AS/NZS 3000: The Australian Wiring Rules explained
◢ Referenceby David MillarIf you've ever heard an electrician say 'we'll wire it to the standard', the standard they mean is AS/NZS 3000. It's the document that decides whether your installation is safe, legal, and insurable — and it applies to every home, shop, and factory in the country.
Most people never read AS/NZS 3000:2018. It's a 600-page technical document, it's not free to access, and it's written for electricians, inspectors, and engineers. But it sits behind every electrical decision made in your home or business — from where your safety switches go, to how thick the cable behind your wall has to be, to whether your EV charger can be plugged in next to your switchboard.

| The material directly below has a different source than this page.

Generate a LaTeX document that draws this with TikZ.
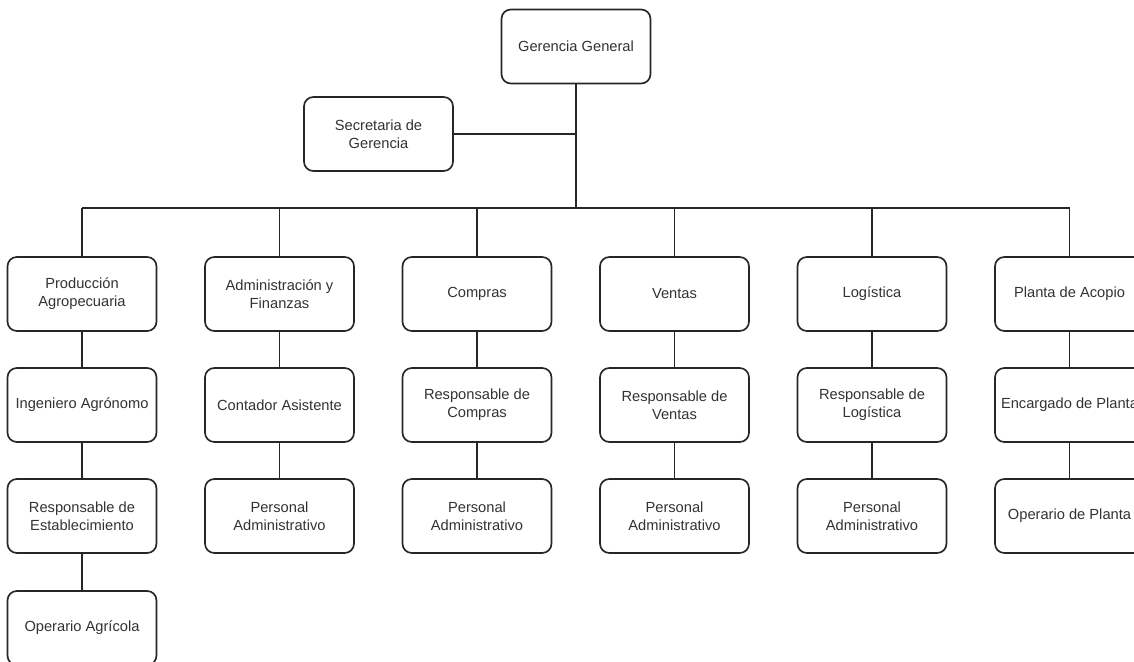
\documentclass[tikz,border=0pt]{standalone}
\usepackage{fontspec}
\setmainfont{Liberation Sans}
\begin{document}
\begin{tikzpicture}[x=0.75pt,y=-0.75pt,
  box/.style={draw=black!85, line width=1.25pt, rounded corners=7pt,
    minimum width=111.75pt, minimum height=55.5pt, inner sep=1pt,
    align=center, text=black!80, font=\fontsize{11}{13.6}\selectfont},
  link/.style={draw=black!85, line width=1.25pt}]
\path[use as bounding box, clip] (0,0) rectangle (1134,661);
\fill[white] (0,0) rectangle (1134,661);

% top management
\node[box] (gg)  at (576,46.5)  {Gerencia General};
\node[box] (sec) at (378.5,134) {Secretaria de\\Gerencia};

% departments
\node[box] (d1) at (82,294)    {Producción\\Agropecuaria};
\node[box] (d2) at (279.5,294) {Administración y\\Finanzas};
\node[box] (d3) at (477,294)   {Compras};
\node[box] (d4) at (674.5,294) {Ventas};
\node[box] (d5) at (872,294)   {Logística};
\node[box] (d6) at (1069.5,294){Planta de Acopio};

% second level
\node[box] (s1) at (82,405)    {Ingeniero Agrónomo};
\node[box] (s2) at (279.5,405) {Contador Asistente};
\node[box] (s3) at (477,405)   {Responsable de\\Compras};
\node[box] (s4) at (674.5,405) {Responsable de\\Ventas};
\node[box] (s5) at (872,405)   {Responsable de\\Logística};
\node[box] (s6) at (1069.5,405){Encargado de Planta};

% third level
\node[box] (t1) at (82,516)    {Responsable de\\Establecimiento};
\node[box] (t2) at (279.5,516) {Personal\\Administrativo};
\node[box] (t3) at (477,516)   {Personal\\Administrativo};
\node[box] (t4) at (674.5,516) {Personal\\Administrativo};
\node[box] (t5) at (872,516)   {Personal\\Administrativo};
\node[box] (t6) at (1069.5,516){Operario de Planta};

% fourth level
\node[box] (f1) at (82,628)    {Operario Agrícola};

% connectors
\coordinate (bus) at (576,208);
\draw[link] (gg.south) -- (bus);
\draw[link] (sec.east) -- (sec.east -| gg.south);
\draw[link] (d1.north |- bus) -- (d6.north |- bus);
\foreach \i in {1,...,6} {
  \draw[link] (d\i.north) -- (d\i.north |- bus);
  \draw[link] (d\i.south) -- (s\i.north);
  \draw[link] (s\i.south) -- (t\i.north);
}
\draw[link] (t1.south) -- (f1.north);
\end{tikzpicture}
\end{document}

This is a customer-facing explanation of what the Wiring Rules actually are, why they matter, who enforces them, and what an electrician means when they tell you your job will be done "to the standard".
What is AS/NZS 3000?
AS/NZS 3000:2018 — known almost universally as the Wiring Rules — is the joint Australian and New Zealand standard for electrical installations. It's published by Standards Australia (with input from Standards New Zealand) and developed by a technical committee of electrical engineers, regulators, manufacturers, and trade representatives.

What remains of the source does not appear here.